The drones of Bosman's harmonium create a spooky mood, while over the rhythms of his guitar and acoustic bass guitar, Cannell overlays melodies on recorders, hardanger fiddle (an 8/9-stringed violin, rather than the average four, used to play traditional Norwegian music), and the wonderfully named crumhorn (a Renaissance woodwind instrument).
The jaunty fiddle of opener 'Trip to Paris' is about as upbeat as the album gets, while the pace tends towards the funereal on occasions. The harmonium is reminiscent of Philip Glass's droning, haunting minimalism; while melodies are layered in a way that sometimes, to modern ears, hints at dissonance.
Horses Brawl have featured on Radio Three's Late Junction and received an Arts Council grant, and their music has a whiff of the uncompromisingly highbrow.
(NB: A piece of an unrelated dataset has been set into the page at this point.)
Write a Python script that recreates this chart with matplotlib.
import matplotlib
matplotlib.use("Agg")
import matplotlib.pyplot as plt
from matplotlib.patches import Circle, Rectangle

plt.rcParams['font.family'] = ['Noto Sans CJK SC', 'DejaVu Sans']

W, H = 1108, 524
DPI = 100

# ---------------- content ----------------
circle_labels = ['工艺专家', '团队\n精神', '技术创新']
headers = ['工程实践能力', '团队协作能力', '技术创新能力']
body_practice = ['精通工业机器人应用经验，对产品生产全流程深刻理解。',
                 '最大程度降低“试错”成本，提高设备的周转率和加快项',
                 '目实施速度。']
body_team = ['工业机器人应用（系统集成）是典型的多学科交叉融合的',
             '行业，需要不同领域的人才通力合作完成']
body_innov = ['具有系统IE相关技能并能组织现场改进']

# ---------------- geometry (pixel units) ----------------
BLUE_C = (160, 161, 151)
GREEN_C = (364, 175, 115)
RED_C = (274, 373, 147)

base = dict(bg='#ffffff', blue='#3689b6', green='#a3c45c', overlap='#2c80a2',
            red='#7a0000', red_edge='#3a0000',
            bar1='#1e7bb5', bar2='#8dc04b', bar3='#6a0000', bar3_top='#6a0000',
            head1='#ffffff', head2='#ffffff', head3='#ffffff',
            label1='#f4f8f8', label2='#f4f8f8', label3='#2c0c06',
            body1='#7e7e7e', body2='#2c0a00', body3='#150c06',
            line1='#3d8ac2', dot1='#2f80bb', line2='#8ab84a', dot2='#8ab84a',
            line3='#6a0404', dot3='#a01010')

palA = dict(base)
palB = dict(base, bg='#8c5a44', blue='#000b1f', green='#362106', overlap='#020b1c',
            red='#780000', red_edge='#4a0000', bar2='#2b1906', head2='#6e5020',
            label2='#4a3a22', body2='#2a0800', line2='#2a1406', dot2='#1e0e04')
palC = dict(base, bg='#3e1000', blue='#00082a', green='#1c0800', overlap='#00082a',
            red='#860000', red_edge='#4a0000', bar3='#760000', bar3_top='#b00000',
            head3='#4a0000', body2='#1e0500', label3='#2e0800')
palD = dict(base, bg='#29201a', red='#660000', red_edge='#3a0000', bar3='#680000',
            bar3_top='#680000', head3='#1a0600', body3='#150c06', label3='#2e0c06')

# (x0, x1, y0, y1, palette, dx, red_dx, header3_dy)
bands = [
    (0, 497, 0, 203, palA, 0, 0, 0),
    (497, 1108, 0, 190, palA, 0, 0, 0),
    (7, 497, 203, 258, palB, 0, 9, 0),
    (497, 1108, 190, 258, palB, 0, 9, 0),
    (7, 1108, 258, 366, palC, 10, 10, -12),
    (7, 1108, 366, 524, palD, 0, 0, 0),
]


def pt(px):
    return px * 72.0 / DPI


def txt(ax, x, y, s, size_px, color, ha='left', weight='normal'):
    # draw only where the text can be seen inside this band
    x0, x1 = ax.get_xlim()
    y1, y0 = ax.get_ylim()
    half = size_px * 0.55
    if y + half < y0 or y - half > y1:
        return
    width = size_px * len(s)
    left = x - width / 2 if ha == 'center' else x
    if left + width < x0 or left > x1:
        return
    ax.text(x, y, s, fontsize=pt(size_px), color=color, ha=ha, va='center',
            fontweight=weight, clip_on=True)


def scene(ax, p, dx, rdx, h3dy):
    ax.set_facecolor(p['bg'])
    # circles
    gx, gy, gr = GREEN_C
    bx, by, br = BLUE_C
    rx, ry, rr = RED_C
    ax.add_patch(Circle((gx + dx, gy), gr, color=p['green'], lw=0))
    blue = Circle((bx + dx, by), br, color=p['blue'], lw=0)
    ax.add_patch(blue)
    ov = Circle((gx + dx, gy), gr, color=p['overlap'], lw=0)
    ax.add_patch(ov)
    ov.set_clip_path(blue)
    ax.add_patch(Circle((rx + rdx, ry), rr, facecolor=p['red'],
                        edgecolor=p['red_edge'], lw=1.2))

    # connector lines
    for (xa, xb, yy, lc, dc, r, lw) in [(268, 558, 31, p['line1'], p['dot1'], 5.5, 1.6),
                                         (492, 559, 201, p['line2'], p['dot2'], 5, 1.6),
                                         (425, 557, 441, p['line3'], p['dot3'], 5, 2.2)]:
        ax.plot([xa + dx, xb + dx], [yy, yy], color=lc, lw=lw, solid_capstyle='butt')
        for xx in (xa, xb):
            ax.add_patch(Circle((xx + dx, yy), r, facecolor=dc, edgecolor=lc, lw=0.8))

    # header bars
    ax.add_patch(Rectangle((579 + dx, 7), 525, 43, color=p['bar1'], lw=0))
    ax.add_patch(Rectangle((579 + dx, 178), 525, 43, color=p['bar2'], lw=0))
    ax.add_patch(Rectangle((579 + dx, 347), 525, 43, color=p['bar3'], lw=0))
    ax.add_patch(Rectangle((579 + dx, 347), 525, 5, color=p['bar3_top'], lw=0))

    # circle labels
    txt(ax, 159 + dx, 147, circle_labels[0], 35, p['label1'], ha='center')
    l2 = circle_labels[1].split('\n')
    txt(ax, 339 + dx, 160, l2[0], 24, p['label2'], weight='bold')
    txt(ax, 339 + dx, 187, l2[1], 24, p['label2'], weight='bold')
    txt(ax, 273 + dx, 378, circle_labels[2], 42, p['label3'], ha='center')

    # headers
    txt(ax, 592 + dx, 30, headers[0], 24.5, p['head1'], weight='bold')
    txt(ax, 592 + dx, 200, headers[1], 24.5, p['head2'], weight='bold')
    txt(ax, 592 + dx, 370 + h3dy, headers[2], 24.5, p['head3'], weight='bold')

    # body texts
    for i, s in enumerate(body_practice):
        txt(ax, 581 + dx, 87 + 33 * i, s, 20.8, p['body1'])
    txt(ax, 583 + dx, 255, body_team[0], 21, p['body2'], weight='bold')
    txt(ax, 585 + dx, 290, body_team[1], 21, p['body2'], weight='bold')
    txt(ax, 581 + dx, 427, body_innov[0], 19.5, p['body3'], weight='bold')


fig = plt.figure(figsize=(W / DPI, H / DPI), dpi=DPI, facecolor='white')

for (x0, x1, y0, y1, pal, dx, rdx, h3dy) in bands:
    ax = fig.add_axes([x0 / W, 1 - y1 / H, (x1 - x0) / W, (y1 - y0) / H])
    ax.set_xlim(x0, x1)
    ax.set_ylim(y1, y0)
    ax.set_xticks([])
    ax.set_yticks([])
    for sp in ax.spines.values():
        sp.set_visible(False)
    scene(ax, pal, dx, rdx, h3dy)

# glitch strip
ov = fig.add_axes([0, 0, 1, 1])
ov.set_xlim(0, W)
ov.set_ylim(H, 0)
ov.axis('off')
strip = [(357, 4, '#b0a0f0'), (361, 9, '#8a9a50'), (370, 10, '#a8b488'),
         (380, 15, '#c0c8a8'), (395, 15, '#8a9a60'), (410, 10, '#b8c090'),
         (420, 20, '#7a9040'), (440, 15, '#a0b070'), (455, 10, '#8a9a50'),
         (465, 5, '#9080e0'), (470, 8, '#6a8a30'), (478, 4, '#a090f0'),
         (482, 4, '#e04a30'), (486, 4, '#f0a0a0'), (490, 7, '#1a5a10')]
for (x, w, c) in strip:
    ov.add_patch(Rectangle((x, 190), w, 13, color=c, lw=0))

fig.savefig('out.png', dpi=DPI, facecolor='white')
This is pretty austere stuff, without much of the joyousness evinced by their peers, festival favourites A Hawk and a Hacksaw.
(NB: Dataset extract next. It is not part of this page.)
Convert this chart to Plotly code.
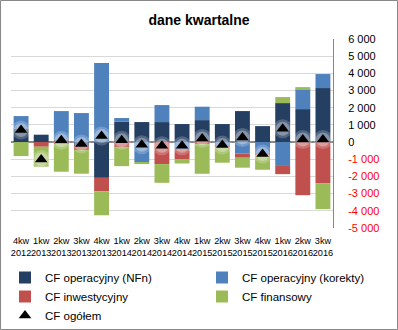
import plotly.graph_objects as go

categories = ["4kw<br>2012", "1kw<br>2013", "2kw<br>2013", "3kw<br>2013", "4kw<br>2013",
              "1kw<br>2014", "2kw<br>2014", "3kw<br>2014", "4kw<br>2014", "1kw<br>2015",
              "2kw<br>2015", "3kw<br>2015", "4kw<br>2015", "1kw<br>2016", "2kw<br>2016",
              "3kw<br>2016"]
cf_oper_nfn = [800, 430, 115, -230, -2080, 1185, 1165, 1165, 1050, 1280, 1050, 1805, 930, 2270, 1920, 3145]
cf_oper_korekty = [715, 0, 1690, 1690, 4600, 215, -1165, 990, -465, 780, -170, -660, -660, -1340, 1165, 815]
cf_inwest = [0, -270, -115, -230, -780, -290, 0, -1280, -545, -115, -140, -250, -115, -525, -3090, -2390]
cf_finans = [-815, -1165, -1610, -1380, -1400, -1110, -115, -1090, -235, -1730, -890, -580, -835, 350, 115, -1515]
cf_ogolem = [700, -1010, 100, -110, 350, 100, -150, -210, -210, 210, -175, 270, -700, 775, 155, 155]
tick_vals = [6000, 5000, 4000, 3000, 2000, 1000, 0, -1000, -2000, -3000, -4000, -5000]

def fmt(v):
    s = f"{abs(v):,}".replace(",", " ")
    if v < 0:
        return f'<span style="color:#ff0000">-{s}</span>'
    return s

tick_text = [fmt(v) for v in tick_vals]

x = list(range(len(categories)))
FONT = "Liberation Sans"

fig = go.Figure()
fig.add_bar(x=x, y=cf_oper_nfn, name="CF operacyjny (NFn)", marker_color="#243F62", marker_line_width=0,
            legend="legend", legendgroup="a")
fig.add_bar(x=x, y=cf_oper_korekty, name="CF operacyjny (korekty)", marker_color="#4F81BD", marker_line_width=0,
            legend="legend2", legendgroup="b")
fig.add_bar(x=x, y=cf_inwest, name="CF inwestycyjny", marker_color="#C0504D", marker_line_width=0,
            legend="legend", legendgroup="c")
fig.add_bar(x=x, y=cf_finans, name="CF finansowy", marker_color="#9BBB59", marker_line_width=0,
            legend="legend2", legendgroup="d")
# glow behind triangles
fig.add_scatter(x=x, y=cf_ogolem, mode="markers", showlegend=False, hoverinfo="skip",
                marker=dict(symbol="circle", size=19, color="rgba(255,255,255,0.2)", line_width=0))
fig.add_scatter(x=x, y=cf_ogolem, mode="markers", showlegend=False, hoverinfo="skip",
                marker=dict(symbol="circle", size=14, color="rgba(255,255,255,0.3)", line_width=0))
fig.add_scatter(x=x, y=cf_ogolem, mode="markers", name="CF ogółem", legend="legend", legendgroup="e",
                marker=dict(symbol="triangle-up", size=11, color="#000000", line_width=0))

W, H = 398, 330
ml, mr, mt, mb = 11, 65, 39, 102
pw, ph = W - ml - mr, H - mt - mb

leg_common = dict(orientation="v", xanchor="left", yref="container", y=1 - 263 / H, yanchor="top",
                  font=dict(family=FONT, size=11.5, color="#000000"), bgcolor="rgba(0,0,0,0)",
                  traceorder="normal", tracegroupgap=4, itemwidth=30)

fig.update_layout(
    width=W, height=H,
    margin=dict(l=ml, r=mr, t=mt, b=mb, autoexpand=False),
    paper_bgcolor="white", plot_bgcolor="white",
    barmode="relative", bargap=0.26,
    font=dict(family=FONT, color="#000000", size=11),
    title=dict(text="<b>dane kwartalne</b>", x=0.5, xanchor="center", y=1 - 20 / H, yanchor="middle",
               font=dict(family=FONT, size=14, color="#000000")),
    showlegend=True,
    legend=dict(x=(5 - ml) / pw, **leg_common),
    legend2=dict(x=(202 - ml) / pw, **leg_common),
    xaxis=dict(tickmode="array", tickvals=x, ticktext=categories, range=[-0.5, len(x) - 0.5],
               showgrid=False, zeroline=False, showline=False, ticks="", tickangle=0,
               tickfont=dict(family=FONT, size=9.2, color="#000000"),
               ticklabelstandoff=6),
    yaxis=dict(side="right", range=[-5000, 6000], tickmode="array", tickvals=tick_vals, ticktext=tick_text,
               showgrid=True, gridcolor="#D9D9D9", gridwidth=1,
               zeroline=True, zerolinecolor="#868686", zerolinewidth=1.5,
               showline=True, linecolor="#868686", linewidth=1, ticks="",
               ticklabelstandoff=12, tickfont=dict(family=FONT, size=11, color="#000000")),
    shapes=[dict(type="rect", xref="paper", yref="paper",
                 x0=(-ml + 0.5) / pw, x1=(W - ml - 0.5) / pw,
                 y0=-(mb - 0.5) / ph, y1=(ph + mt - 0.5) / ph,
                 line=dict(color="#888888", width=1), fillcolor="rgba(0,0,0,0)", layer="below")],
)

fig.write_html("out.html")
However, if you want a break from trend-chasing, too cool for school indie scenesters, or bombastic acts determined to throw the kitchen sink at you, these missives from an impossibly distant era could be just the ticket. This is musical detox, the auditory equivalent of a bracingly cold shower or a long run after a night on the sauce."
Via a deliberately restricted palette of sonorities, rhythms, pitch and range, and subversively non-standard techniques, with fiddle scarpings, knocks and rattles and a bowed guitar, the listener is led into a state of menaced trance. The pervasive drones render many of the cadences points of unrest, while sounds of breathing, or mutterings – like the noise of insects or the rustle of feathers – envelop and corrupt the innocence of the original melodies. ‘Brid one Brere’, reputedly the oldest know English love song, can stand as an example. The tune is sketched out, its texture is thickened by parallel open fifths, before it collapses into a haunted, scrubbing ostinato, with harmonium and violin frantic, almost despairing, until the piece simply disappears. Even “Isabella Dansa Alta’, the most overtly dance-like track of all, has the air of a fever-dream. There is little comfort in this music, but it’s a powerful, absorbing, and oddly cleansing experience.”